Marian Schneider, presidente dell’organizzazione no profit Verified Voting, sostiene l’idea di un approccio su vari livelli: “Per proteggere le elezioni servono strumenti diversificati, che includano apparecchi di monitoraggio, firewall e la possibilità di recuperare informazioni se qualcosa dovesse non funzionare”.
La maggior parte degli esperti concorda che la risposta al problema debba coinvolgere un sistema di backup in caso qualcosa andasse storto: ora come ora, la soluzione più semplice è un Audit Trail cartaceo di tutti i voti trasmesso elettronicamente.
Votare on line è una buona idea nella teoria, ma nella pratica apre troppe porte agli attacchi e alla manipolazione esterna, e la situazione non cambierà in futuro.

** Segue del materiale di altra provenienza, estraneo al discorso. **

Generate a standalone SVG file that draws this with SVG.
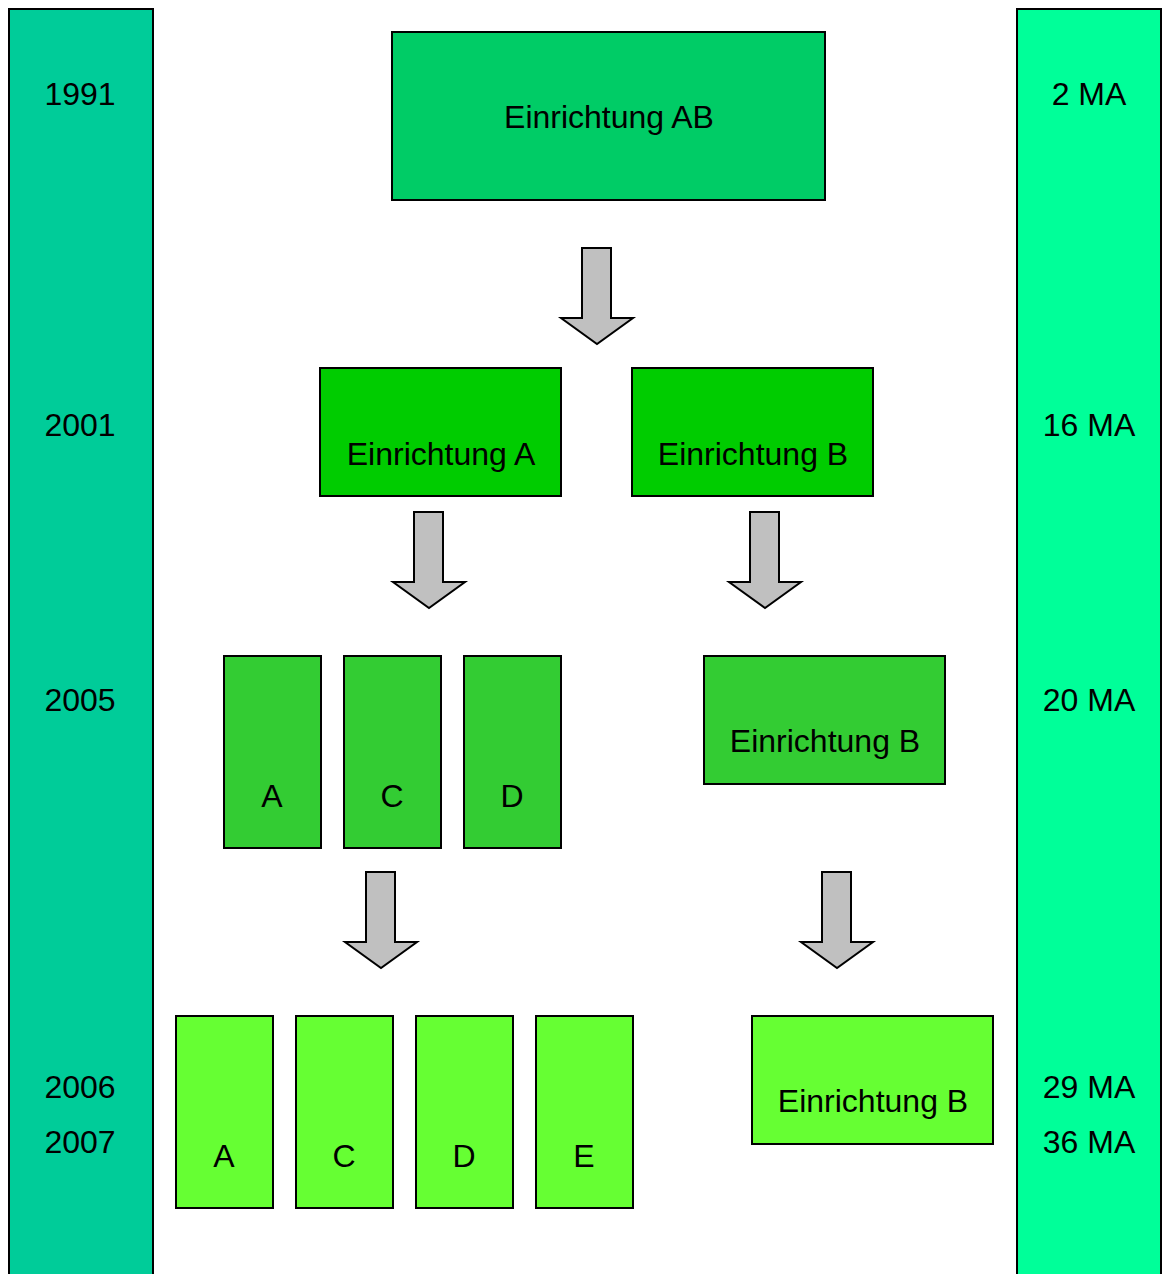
<svg xmlns="http://www.w3.org/2000/svg" width="1162" height="1274" viewBox="0 0 1162 1274">
<style>
.b{stroke:#000;stroke-width:2}
.t{font-family:"Liberation Sans",Arial,sans-serif;font-size:32px;fill:#000;text-anchor:middle}
.ar{fill:#C0C0C0;stroke:#000;stroke-width:2;stroke-linejoin:miter}
</style>
<rect width="1162" height="1274" fill="#fff"/>
<g id="years">
<rect class="b" x="9" y="9" width="144" height="1280" fill="#00CC99"/>
<text class="t" x="80" y="105">1991</text>
<text class="t" x="80" y="436">2001</text>
<text class="t" x="80" y="711">2005</text>
<text class="t" x="80" y="1098">2006</text>
<text class="t" x="80" y="1153">2007</text>
</g>
<g id="staff">
<rect class="b" x="1017" y="9" width="144" height="1280" fill="#00FF99"/>
<text class="t" x="1089" y="105">2 MA</text>
<text class="t" x="1089" y="436">16 MA</text>
<text class="t" x="1089" y="711">20 MA</text>
<text class="t" x="1089" y="1098">29 MA</text>
<text class="t" x="1089" y="1153">36 MA</text>
</g>
<g id="n-ab"><rect class="b" x="392" y="32" width="433" height="168" fill="#00CC66"/><text class="t" x="609" y="128">Einrichtung AB</text></g>
<g id="n-a"><rect class="b" x="320" y="368" width="241" height="128" fill="#00CC00"/><text class="t" x="441" y="465">Einrichtung A</text></g>
<g id="n-b"><rect class="b" x="632" y="368" width="241" height="128" fill="#00CC00"/><text class="t" x="753" y="465">Einrichtung B</text></g>
<g id="n-a2"><rect class="b" x="224" y="656" width="97" height="192" fill="#33CC33"/><text class="t" x="272" y="807">A</text></g>
<g id="n-c2"><rect class="b" x="344" y="656" width="97" height="192" fill="#33CC33"/><text class="t" x="392" y="807">C</text></g>
<g id="n-d2"><rect class="b" x="464" y="656" width="97" height="192" fill="#33CC33"/><text class="t" x="512" y="807">D</text></g>
<g id="n-b2"><rect class="b" x="704" y="656" width="241" height="128" fill="#33CC33"/><text class="t" x="825" y="752">Einrichtung B</text></g>
<g id="n-a3"><rect class="b" x="176" y="1016" width="97" height="192" fill="#66FF33"/><text class="t" x="224" y="1167">A</text></g>
<g id="n-c3"><rect class="b" x="296" y="1016" width="97" height="192" fill="#66FF33"/><text class="t" x="344" y="1167">C</text></g>
<g id="n-d3"><rect class="b" x="416" y="1016" width="97" height="192" fill="#66FF33"/><text class="t" x="464" y="1167">D</text></g>
<g id="n-e3"><rect class="b" x="536" y="1016" width="97" height="192" fill="#66FF33"/><text class="t" x="584" y="1167">E</text></g>
<g id="n-b3"><rect class="b" x="752" y="1016" width="241" height="128" fill="#66FF33"/><text class="t" x="873" y="1112">Einrichtung B</text></g>
<g id="connectors">
<path class="ar" d="M582,248 H611 V318 H633 L597,344 L561,318 H582 Z"/>
<path class="ar" d="M414,512 H443 V582 H465 L429,608 L393,582 H414 Z"/>
<path class="ar" d="M750,512 H779 V582 H801 L765,608 L729,582 H750 Z"/>
<path class="ar" d="M366,872 H395 V942 H417 L381,968 L345,942 H366 Z"/>
<path class="ar" d="M822,872 H851 V942 H873 L837,968 L801,942 H822 Z"/>
</g>
</svg>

Starà agli esperti di sicurezza informatica riuscire a rimanere sempre un passo avanti agli hacker.
5. La parete di "lampade lava" che può aiutare a mettere in sicurezza le elezioni
Per generare i numeri casuali necessari alla crittografia per la sicurezza delle elezioni, Cloudflare sta impiegando delle lampade lava.
“Quando visitate un sito e nel vostro browser appare l’immagine di un lucchetto”, dice Matthew Prince, CEO e co-fondatore di Cloudflare, “è grazie a un processo crittografico che si basa su numeri generati casualmente”.
Ma è proprio su quel fattore di casualità che i computer non si dimostrano all’altezza: “Se il numero è troppo prevedibile, un attacco può pregiudicare l’intero sistema crittografico".
Per superare il problema Cloudflare ha escogitato una soluzione fisica: mettere al lavoro installazioni artistiche nella produzione dei numeri casuali. Negli uffici di San Francisco l’installazione consiste in una parete di cento lampade lava.
“I loro movimenti sono impossibili da prevedere”, spiega Matthew Prince. “Rappresentano un sistema caotico. Noi filmiamo tali movimenti, e ogni pixel che cambia nelle immagini può essere usato come generatore di casualità. Con i numeri così ottenuti creiamo chiavi crittografiche per tutto il network di Cloudflare”.
Negli uffici di Londra si usa invece un pendolo doppio. “Qualunque oggetto o fenomeno imprevedibile è una buona fonte di numeri casuali”, assicura Matthew Prince.